§ EXERCISE REQUIREMENTS: All lines from the beginning of the listing through the line with "50.5, bottom: 496.5" are to be copied word for word; the pictures are not.

§ DATA EXTRACT:
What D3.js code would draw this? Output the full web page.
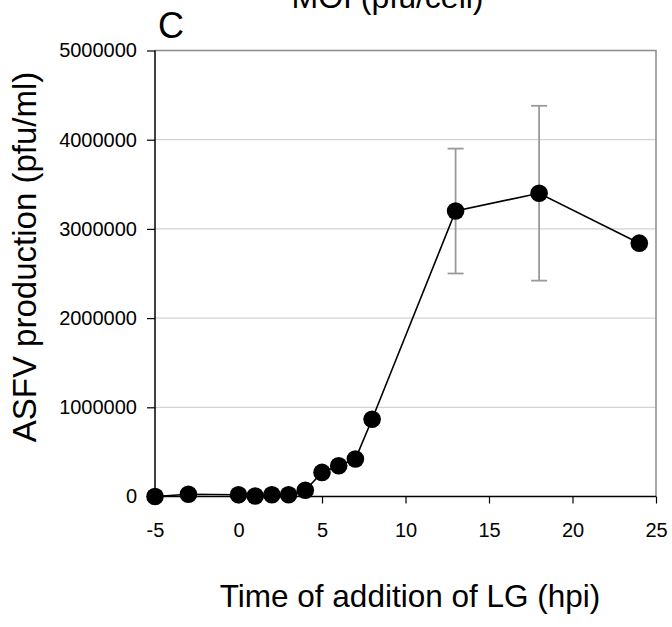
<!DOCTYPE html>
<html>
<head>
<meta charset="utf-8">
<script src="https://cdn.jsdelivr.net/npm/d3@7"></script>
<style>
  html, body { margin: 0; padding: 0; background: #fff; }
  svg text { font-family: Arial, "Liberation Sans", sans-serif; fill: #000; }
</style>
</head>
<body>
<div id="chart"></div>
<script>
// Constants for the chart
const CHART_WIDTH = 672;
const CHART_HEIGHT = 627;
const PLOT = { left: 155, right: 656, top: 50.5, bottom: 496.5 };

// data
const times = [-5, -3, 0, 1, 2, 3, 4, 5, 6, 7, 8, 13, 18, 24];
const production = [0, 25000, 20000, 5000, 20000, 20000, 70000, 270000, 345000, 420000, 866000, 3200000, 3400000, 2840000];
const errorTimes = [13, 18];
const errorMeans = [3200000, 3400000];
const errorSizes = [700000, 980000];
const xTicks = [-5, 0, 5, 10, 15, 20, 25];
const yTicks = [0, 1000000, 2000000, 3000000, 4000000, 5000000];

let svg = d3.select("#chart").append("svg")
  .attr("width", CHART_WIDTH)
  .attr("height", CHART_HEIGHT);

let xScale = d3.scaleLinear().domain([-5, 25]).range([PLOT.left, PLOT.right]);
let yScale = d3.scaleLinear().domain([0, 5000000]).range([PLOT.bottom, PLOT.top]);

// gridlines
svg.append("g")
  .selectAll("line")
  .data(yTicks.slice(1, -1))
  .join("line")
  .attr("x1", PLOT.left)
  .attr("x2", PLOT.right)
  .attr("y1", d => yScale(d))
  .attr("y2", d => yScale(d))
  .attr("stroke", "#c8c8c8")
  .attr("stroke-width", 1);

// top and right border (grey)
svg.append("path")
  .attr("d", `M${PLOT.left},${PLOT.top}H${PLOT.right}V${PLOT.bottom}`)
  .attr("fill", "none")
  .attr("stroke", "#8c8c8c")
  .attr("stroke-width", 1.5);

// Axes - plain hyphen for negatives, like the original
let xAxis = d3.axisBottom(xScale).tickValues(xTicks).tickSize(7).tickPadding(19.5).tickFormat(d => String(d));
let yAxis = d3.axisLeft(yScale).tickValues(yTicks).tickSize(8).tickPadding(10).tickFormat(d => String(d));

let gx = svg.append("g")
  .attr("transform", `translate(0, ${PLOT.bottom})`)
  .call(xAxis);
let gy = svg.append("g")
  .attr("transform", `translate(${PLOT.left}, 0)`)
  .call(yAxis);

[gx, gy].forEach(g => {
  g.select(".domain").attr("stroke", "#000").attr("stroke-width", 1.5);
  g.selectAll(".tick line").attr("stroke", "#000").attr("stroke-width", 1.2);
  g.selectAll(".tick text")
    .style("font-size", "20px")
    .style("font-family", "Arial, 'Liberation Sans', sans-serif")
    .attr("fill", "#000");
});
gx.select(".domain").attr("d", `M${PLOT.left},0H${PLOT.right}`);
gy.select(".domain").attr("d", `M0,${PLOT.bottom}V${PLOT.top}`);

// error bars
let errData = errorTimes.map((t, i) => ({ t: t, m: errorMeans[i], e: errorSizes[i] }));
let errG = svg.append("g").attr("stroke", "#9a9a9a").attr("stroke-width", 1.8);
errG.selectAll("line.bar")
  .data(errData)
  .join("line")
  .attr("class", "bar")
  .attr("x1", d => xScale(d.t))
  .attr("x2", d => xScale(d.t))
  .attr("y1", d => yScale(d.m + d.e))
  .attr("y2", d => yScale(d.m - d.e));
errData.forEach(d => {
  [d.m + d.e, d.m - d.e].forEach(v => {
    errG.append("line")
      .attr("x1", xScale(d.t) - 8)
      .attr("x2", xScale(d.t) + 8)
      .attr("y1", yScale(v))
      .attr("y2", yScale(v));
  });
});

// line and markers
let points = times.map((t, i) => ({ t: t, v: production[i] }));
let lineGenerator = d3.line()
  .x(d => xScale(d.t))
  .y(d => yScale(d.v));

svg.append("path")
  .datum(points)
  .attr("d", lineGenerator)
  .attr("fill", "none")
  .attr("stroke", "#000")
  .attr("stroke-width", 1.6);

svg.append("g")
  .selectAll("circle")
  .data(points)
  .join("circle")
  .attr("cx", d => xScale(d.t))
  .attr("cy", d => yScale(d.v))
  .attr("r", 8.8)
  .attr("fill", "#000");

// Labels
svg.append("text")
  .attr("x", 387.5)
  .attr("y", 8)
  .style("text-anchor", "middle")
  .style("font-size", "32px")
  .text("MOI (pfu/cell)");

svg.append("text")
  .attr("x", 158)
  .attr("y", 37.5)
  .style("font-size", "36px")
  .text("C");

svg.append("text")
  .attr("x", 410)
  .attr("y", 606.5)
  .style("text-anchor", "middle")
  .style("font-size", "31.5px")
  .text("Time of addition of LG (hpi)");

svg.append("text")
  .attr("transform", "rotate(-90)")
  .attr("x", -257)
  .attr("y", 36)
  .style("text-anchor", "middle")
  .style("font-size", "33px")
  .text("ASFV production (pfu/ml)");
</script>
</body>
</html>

§ RESPONSE:
What D3.js code would draw this? Output the full web page.
<!DOCTYPE html>
<html>
<head>
<meta charset="utf-8">
<script src="https://cdn.jsdelivr.net/npm/d3@7"></script>
<style>
  html, body { margin: 0; padding: 0; background: #fff; }
  svg text { font-family: Arial, "Liberation Sans", sans-serif; fill: #000; }
</style>
</head>
<body>
<div id="chart"></div>
<script>
// Constants for the chart
const CHART_WIDTH = 672;
const CHART_HEIGHT = 627;
const PLOT = { left: 155, right: 656, top: 50.5, bottom: 496.5 };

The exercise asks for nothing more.